-- start Data --

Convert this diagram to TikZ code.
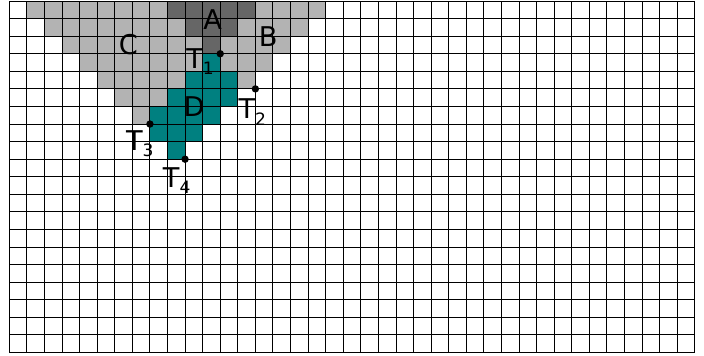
\documentclass[tikz,border=0pt]{standalone}
\usepackage{fontspec}
\setmainfont{DejaVu Sans}
\newcommand{\mysub}[1]{\raisebox{-5pt}{\fontsize{13.8}{13.8}\selectfont #1}}
\definecolor{lightg}{HTML}{B3B3B3}
\definecolor{darkg}{HTML}{666666}
\definecolor{tealc}{HTML}{008080}
\begin{document}
\begin{tikzpicture}[x=0.5cm,y=0.5cm,
  gridline/.style={draw=black,line width=0.8pt},
  lbl/.style={inner sep=0pt,anchor=base,font=\fontsize{22}{22}\selectfont},
  dotnode/.style={circle,fill=black,inner sep=0pt,minimum size=0.21cm}]
\useasboundingbox (-0.53,0.057) rectangle (39.52,-20.19);
% light gray runs: row/first/last
\foreach \r/\a/\b in {0/1/8,0/14/17,1/2/9,1/13/16,2/3/10,2/12/15,3/4/10,3/12/14,4/5/9,4/13/13,5/6/8,6/7/7}
  \fill[lightg] (\a,-\r) rectangle ({\b+1},{-\r-1});
% dark gray runs
\foreach \r/\a/\b in {0/9/13,1/10/12,2/11/11}
  \fill[darkg] (\a,-\r) rectangle ({\b+1},{-\r-1});
% teal runs
\foreach \r/\a/\b in {3/11/11,4/10/12,5/9/12,6/8/11,7/8/10,8/9/9}
  \fill[tealc] (\a,-\r) rectangle ({\b+1},{-\r-1});
% grid
\foreach \i in {0,...,39} \draw[gridline] (\i,0) -- (\i,-20);
\foreach \j in {0,...,20} \draw[gridline] (0,-\j) -- (39,-\j);
% labels
\node[lbl] (la) at (11.57,-1.61) {A};
\node[lbl] (lb) at (14.73,-2.60) {B};
\node[lbl] (lc) at (6.77,-3.07) {C};
\node[lbl] (ld) at (10.51,-6.58) {D};
\node[lbl] (t1) at (10.85,-3.83) {T\mysub{1}};
\node[lbl] (t2) at (13.82,-6.71) {T\mysub{2}};
\node[lbl] (t3) at (7.42,-8.48) {T\mysub{3}};
\node[lbl] (t4) at (9.52,-10.60) {T\mysub{4}};
% points
\node[dotnode] (p1) at (12,-3) {};
\node[dotnode] (p2) at (14,-5) {};
\node[dotnode] (p3) at (8,-7) {};
\node[dotnode] (p4) at (10,-9) {};
\end{tikzpicture}
\end{document}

-- end Data --

— Your goal —
Restate the data above word for word. Do not include the images.

— Output below —
Convert this diagram to TikZ code.
\documentclass[tikz,border=0pt]{standalone}
\usepackage{fontspec}
\setmainfont{DejaVu Sans}
\newcommand{\mysub}[1]{\raisebox{-5pt}{\fontsize{13.8}{13.8}\selectfont #1}}
\definecolor{lightg}{HTML}{B3B3B3}
\definecolor{darkg}{HTML}{666666}
\definecolor{tealc}{HTML}{008080}
\begin{document}
\begin{tikzpicture}[x=0.5cm,y=0.5cm,
  gridline/.style={draw=black,line width=0.8pt},
  lbl/.style={inner sep=0pt,anchor=base,font=\fontsize{22}{22}\selectfont},
  dotnode/.style={circle,fill=black,inner sep=0pt,minimum size=0.21cm}]
\useasboundingbox (-0.53,0.057) rectangle (39.52,-20.19);
% light gray runs: row/first/last
\foreach \r/\a/\b in {0/1/8,0/14/17,1/2/9,1/13/16,2/3/10,2/12/15,3/4/10,3/12/14,4/5/9,4/13/13,5/6/8,6/7/7}
  \fill[lightg] (\a,-\r) rectangle ({\b+1},{-\r-1});
% dark gray runs
\foreach \r/\a/\b in {0/9/13,1/10/12,2/11/11}
  \fill[darkg] (\a,-\r) rectangle ({\b+1},{-\r-1});
% teal runs
\foreach \r/\a/\b in {3/11/11,4/10/12,5/9/12,6/8/11,7/8/10,8/9/9}
  \fill[tealc] (\a,-\r) rectangle ({\b+1},{-\r-1});
% grid
\foreach \i in {0,...,39} \draw[gridline] (\i,0) -- (\i,-20);
\foreach \j in {0,...,20} \draw[gridline] (0,-\j) -- (39,-\j);
% labels
\node[lbl] (la) at (11.57,-1.61) {A};
\node[lbl] (lb) at (14.73,-2.60) {B};
\node[lbl] (lc) at (6.77,-3.07) {C};
\node[lbl] (ld) at (10.51,-6.58) {D};
\node[lbl] (t1) at (10.85,-3.83) {T\mysub{1}};
\node[lbl] (t2) at (13.82,-6.71) {T\mysub{2}};
\node[lbl] (t3) at (7.42,-8.48) {T\mysub{3}};
\node[lbl] (t4) at (9.52,-10.60) {T\mysub{4}};
% points
\node[dotnode] (p1) at (12,-3) {};
\node[dotnode] (p2) at (14,-5) {};
\node[dotnode] (p3) at (8,-7) {};
\node[dotnode] (p4) at (10,-9) {};
\end{tikzpicture}
\end{document}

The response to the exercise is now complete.